• _What to work on_: Set down the full listing exactly as given. Any pictures are to be left out.

....

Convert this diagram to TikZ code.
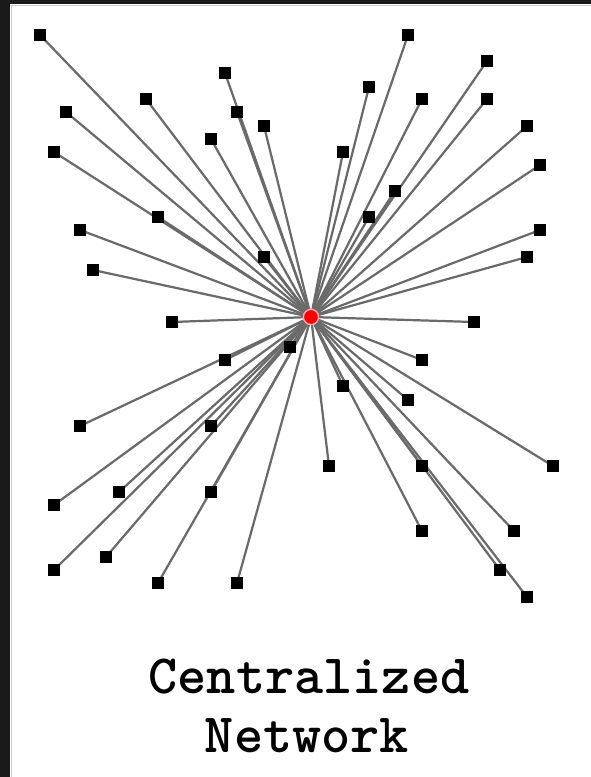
\documentclass[tikz,border=0pt]{standalone}
\usepackage{tikz}
\usetikzlibrary{backgrounds}

\definecolor{frame}{HTML}{1A1A1A}
\definecolor{linkgray}{HTML}{6A6A6A}

\tikzset{
    leaf/.style={rectangle, fill=black, minimum size=10pt, inner sep=0pt},
    hub/.style={circle, fill=red, draw=red!35, line width=1.2pt, minimum size=13pt, inner sep=0pt},
    link/.style={draw=linkgray, line width=1.9pt},
    caption/.style={anchor=base, font=\ttfamily\bfseries\fontsize{47.4}{50}\selectfont}
}

\begin{document}
\begin{tikzpicture}[x=0.03cm,y=-0.03cm]
            % Page and dark frame
            \useasboundingbox (0,0) rectangle (591,777);
            \begin{scope}[on background layer]
                \fill[white] (0,0) rectangle (591,777);
            \end{scope}
            \fill[frame] (0,0) rectangle (591,4);
            \fill[frame] (0,0) rectangle (10,777);
            \draw[gray!40, line width=0.6pt] (10,5) -- (591,5);
            \draw[gray!40, line width=0.6pt] (11,5) -- (11,777);

            % Central node
            \node[hub] (hub) at (311,317) {};

            % Outer nodes and their links to the centre
            \foreach \i/\x/\y in {1/40/35, 2/408/35, 3/225/73, 4/487/61, 5/146/99,
                                  6/66/112, 7/237/112, 8/369/87, 9/422/99, 10/487/99,
                                  11/264/126, 12/211/139, 13/527/126, 14/54/152, 15/343/152,
                                  16/540/165, 17/395/191, 18/158/217, 19/369/217, 20/80/230,
                                  21/540/230, 22/527/257, 23/264/257, 24/93/270, 25/172/322,
                                  26/474/322, 27/225/360, 28/290/347, 29/422/360, 30/343/386,
                                  31/408/400, 32/80/426, 33/211/426, 34/329/466, 35/422/466,
                                  36/553/466, 37/54/505, 38/119/492, 39/211/492, 40/422/531,
                                  41/514/531, 42/106/557, 43/54/570, 44/500/570, 45/158/583,
                                  46/237/583, 47/527/597}
                {
                    \node[leaf] (n\i) at (\x,\y) {};
                    \begin{scope}[on background layer]
                        \draw[link] (hub.center) -- (n\i.center);
                    \end{scope}
                }

            % Caption
            \node[caption] (title) at (309,693) {Centralized};
            \node[caption] (subtitle) at (307,752) {Network};

        \end{tikzpicture}
\end{document}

....

• _Response_:
Convert this diagram to TikZ code.
\documentclass[tikz,border=0pt]{standalone}
\usepackage{tikz}
\usetikzlibrary{backgrounds}

\definecolor{frame}{HTML}{1A1A1A}
\definecolor{linkgray}{HTML}{6A6A6A}

\tikzset{
    leaf/.style={rectangle, fill=black, minimum size=10pt, inner sep=0pt},
    hub/.style={circle, fill=red, draw=red!35, line width=1.2pt, minimum size=13pt, inner sep=0pt},
    link/.style={draw=linkgray, line width=1.9pt},
    caption/.style={anchor=base, font=\ttfamily\bfseries\fontsize{47.4}{50}\selectfont}
}

\begin{document}
\begin{tikzpicture}[x=0.03cm,y=-0.03cm]
            % Page and dark frame
            \useasboundingbox (0,0) rectangle (591,777);
            \begin{scope}[on background layer]
                \fill[white] (0,0) rectangle (591,777);
            \end{scope}
            \fill[frame] (0,0) rectangle (591,4);
            \fill[frame] (0,0) rectangle (10,777);
            \draw[gray!40, line width=0.6pt] (10,5) -- (591,5);
            \draw[gray!40, line width=0.6pt] (11,5) -- (11,777);

            % Central node
            \node[hub] (hub) at (311,317) {};

            % Outer nodes and their links to the centre
            \foreach \i/\x/\y in {1/40/35, 2/408/35, 3/225/73, 4/487/61, 5/146/99,
                                  6/66/112, 7/237/112, 8/369/87, 9/422/99, 10/487/99,
                                  11/264/126, 12/211/139, 13/527/126, 14/54/152, 15/343/152,
                                  16/540/165, 17/395/191, 18/158/217, 19/369/217, 20/80/230,
                                  21/540/230, 22/527/257, 23/264/257, 24/93/270, 25/172/322,
                                  26/474/322, 27/225/360, 28/290/347, 29/422/360, 30/343/386,
                                  31/408/400, 32/80/426, 33/211/426, 34/329/466, 35/422/466,
                                  36/553/466, 37/54/505, 38/119/492, 39/211/492, 40/422/531,
                                  41/514/531, 42/106/557, 43/54/570, 44/500/570, 45/158/583,
                                  46/237/583, 47/527/597}
                {
                    \node[leaf] (n\i) at (\x,\y) {};
                    \begin{scope}[on background layer]
                        \draw[link] (hub.center) -- (n\i.center);
                    \end{scope}
                }

            % Caption
            \node[caption] (title) at (309,693) {Centralized};
            \node[caption] (subtitle) at (307,752) {Network};

        \end{tikzpicture}
\end{document}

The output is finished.